Task instructions: Leave out the pictures, and return only the lines running from the one that contains "Clone this chart in Plotly." to the one that contains "import plotly.graph_objects as go", both included, exactly as they appear.

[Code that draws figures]
+++++
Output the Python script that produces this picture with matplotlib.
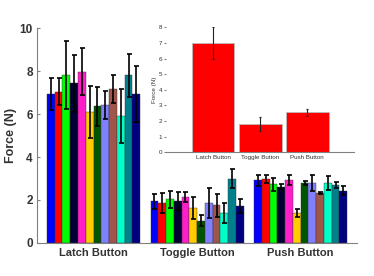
import matplotlib
matplotlib.use("Agg")
import matplotlib.pyplot as plt
import numpy as np

plt.rcParams['font.family'] = ['Liberation Sans', 'DejaVu Sans']

# Données principales : 12 sujets x 3 boutons
boutons = ["Latch Button", "Toggle Button", "Push Button"]

latch_moy = [6.95, 7.05, 7.83, 7.44, 7.99, 6.10, 6.37, 6.43, 7.18, 5.92, 7.82, 6.95]
latch_err = [0.76, 0.62, 1.58, 1.34, 1.10, 1.20, 0.92, 0.67, 0.67, 1.26, 1.00, 1.32]

toggle_moy = [1.93, 1.85, 2.04, 1.96, 2.13, 1.62, 1.04, 1.85, 1.76, 1.39, 3.00, 1.71]
toggle_err = [0.36, 0.47, 0.40, 0.42, 0.23, 0.50, 0.24, 0.69, 0.54, 0.48, 0.43, 0.33]

push_moy = [2.91, 2.98, 2.74, 2.60, 2.94, 1.39, 2.79, 2.79, 2.32, 2.79, 2.70, 2.44]
push_err = [0.27, 0.17, 0.30, 0.14, 0.24, 0.20, 0.08, 0.36, 0.06, 0.31, 0.14, 0.21]

# Moyennes globales (encart)
global_moy = [7.00, 1.81, 2.56]
global_err = [1.05, 0.43, 0.23]

couleurs = ["#0000ff", "#ff0000", "#00ff00", "#000033", "#ff1ec8", "#ffcc00",
            "#005500", "#8080ff", "#a0554b", "#00ffc8", "#00808c", "#000080"]

fig = plt.figure(figsize=(3.74, 2.76), dpi=100)

# Axe principal
ax = fig.add_axes([0.099, 0.12, 0.856, 0.777])
moyennes = np.array([latch_moy, toggle_moy, push_moy])
erreurs = np.array([latch_err, toggle_err, push_err])
n = len(couleurs)
larg_groupe = 0.9
larg = larg_groupe / n
x = np.arange(len(boutons))
for i in range(n):
    pos = x - larg_groupe / 2 + larg * (i + 0.5)
    ax.bar(pos, moyennes[:, i], width=larg, color=couleurs[i],
           edgecolor="#333333", linewidth=0.3)
    ax.errorbar(pos, moyennes[:, i], yerr=erreurs[:, i], fmt="none",
                ecolor="black", elinewidth=1.2, capsize=1.8, capthick=1.2)

ax.set_xlim(-0.546, 2.546)
ax.set_ylim(0, 10)
ax.set_yticks([0, 2, 4, 6, 8, 10])
ax.set_xticks(x)
ax.set_xticklabels(boutons, fontsize=8, fontweight="bold", color="#333333")
ax.tick_params(axis="x", length=0, pad=4)
ax.tick_params(axis="y", labelsize=8.5, direction="in", length=2, color="gray", pad=3)
for lab in ax.get_yticklabels():
    lab.set_fontweight("bold")
    lab.set_color("#333333")
ax.set_ylabel("Force (N)", fontsize=9, fontweight="bold", color="#333333", labelpad=2)
for s in ["top", "right"]:
    ax.spines[s].set_visible(False)
for s in ["left", "bottom"]:
    ax.spines[s].set_color("gray")

# Encart : moyennes par bouton
axi = fig.add_axes([0.444, 0.448, 0.503, 0.453])
xi = np.arange(1, 4)
axi.bar(xi, global_moy, width=0.91, color="#ff0000", edgecolor="#bbbbbb", linewidth=0.6)
axi.errorbar(xi, global_moy, yerr=global_err, fmt="none", ecolor="#222222",
             elinewidth=0.8, capsize=0.8, capthick=0.8)
axi.set_xlim(0, 4)
axi.set_ylim(0, 8)
axi.set_yticks(range(0, 9))
axi.set_xticks(xi)
axi.set_xticklabels(boutons, fontsize=4.5, color="#333333")
axi.tick_params(axis="x", length=0, pad=2)
axi.tick_params(axis="y", labelsize=4.5, length=1.5, color="gray", pad=1.5, labelcolor="#333333")
axi.set_ylabel("Force (N)", fontsize=4.5, color="#333333", labelpad=1)
for s in ["top", "right", "left"]:
    axi.spines[s].set_visible(False)
axi.spines["bottom"].set_color("gray")
axi.patch.set_alpha(0)

fig.savefig("out.png", dpi=100)
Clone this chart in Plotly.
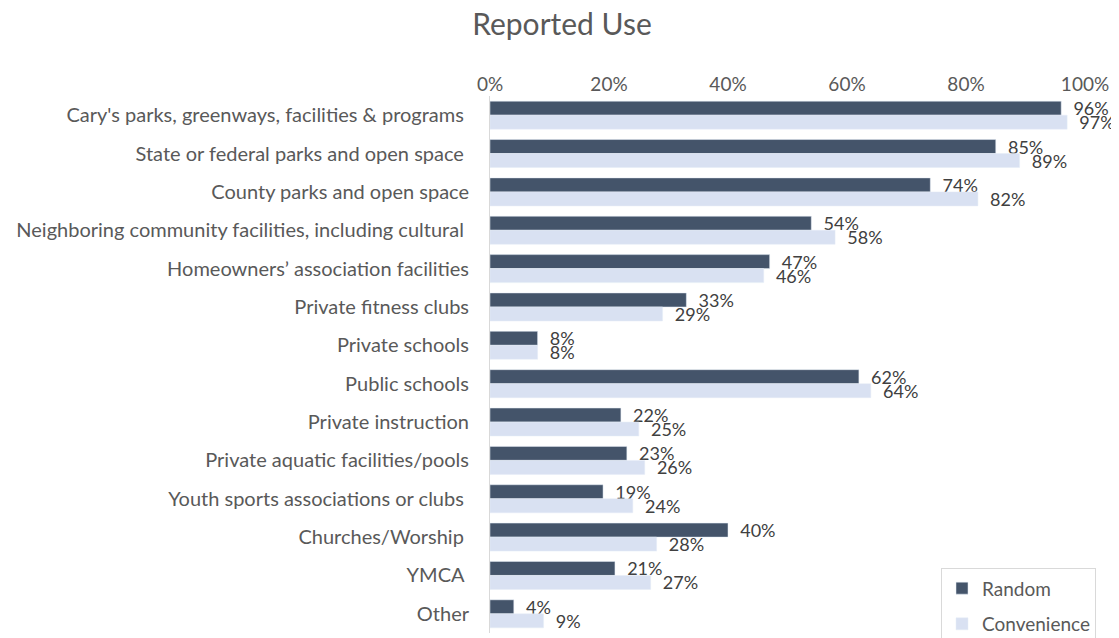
import plotly.graph_objects as go

categories = [
    "Cary's parks, greenways, facilities & programs ",
    "State or federal parks and open space ",
    "County parks and open space",
    "Neighboring community facilities, including cultural ",
    "Homeowners\u2019 association facilities",
    "Private fitness clubs",
    "Private schools",
    "Public schools",
    "Private instruction",
    "Private aquatic facilities/pools",
    "Youth sports associations or clubs ",
    "Churches/Worship ",
    "YMCA ",
    "Other",
]
random_pct = [0.96, 0.85, 0.74, 0.54, 0.47, 0.33, 0.08, 0.62, 0.22, 0.23, 0.19, 0.40, 0.21, 0.04]
convenience_pct = [0.97, 0.89, 0.82, 0.58, 0.46, 0.29, 0.08, 0.64, 0.25, 0.26, 0.24, 0.28, 0.27, 0.09]

font_fam = "Lato, 'Open Sans', sans-serif"
txt_col = "#404040"

fig = go.Figure()
fig.add_trace(go.Bar(
    y=categories, x=random_pct, name="Random", orientation="h",
    marker_color="#44546A", legendgroup="r",
    texttemplate="\u00a0\u00a0%{x:.0%}", textposition="outside", constraintext="none",
    textfont=dict(size=18, color=txt_col, family=font_fam),
    cliponaxis=False,
))
fig.add_trace(go.Bar(
    y=categories, x=convenience_pct, name="Convenience", orientation="h",
    marker_color="#D9E1F2", legendgroup="c",
    texttemplate="\u00a0\u00a0%{x:.0%}", textposition="outside", constraintext="none",
    textfont=dict(size=18, color=txt_col, family=font_fam),
    cliponaxis=False,
))

# the page body adds an 8px margin, so the figure is 8px smaller than the window
fig.update_layout(
    width=1111, height=630,
    barmode="group", bargap=0.27, bargroupgap=0,
    plot_bgcolor="white", paper_bgcolor="white",
    margin=dict(l=482, r=34, t=88, b=5, autoexpand=False),
    font=dict(family=font_fam, color="#595959", size=20),
    title=dict(text="Reported Use", x=0.4986, xanchor="center", y=0.99, yanchor="top",
               font=dict(size=30, color="#595959", family=font_fam)),
    legend=dict(x=0.758, y=-0.021, xanchor="left", yanchor="bottom",
                bordercolor="#D9D9D9", borderwidth=1, bgcolor="white",
                font=dict(size=19, color="#595959"), traceorder="grouped",
                itemwidth=30, tracegroupgap=8),
)
fig.update_xaxes(
    side="top", range=[0, 1], tickformat=".0%", dtick=0.2,
    showgrid=False, zeroline=False, showline=False, automargin=False,
    tickfont=dict(size=19, color="#595959"),
)
fig.update_yaxes(
    autorange="reversed", showgrid=False, showline=True, linecolor="#D9D9D9",
    ticks="", ticklabelstandoff=16, automargin=False,
    tickfont=dict(size=20, color="#595959"),
)

fig.write_html("out.html")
+++++
Task solution:
Clone this chart in Plotly.
import plotly.graph_objects as go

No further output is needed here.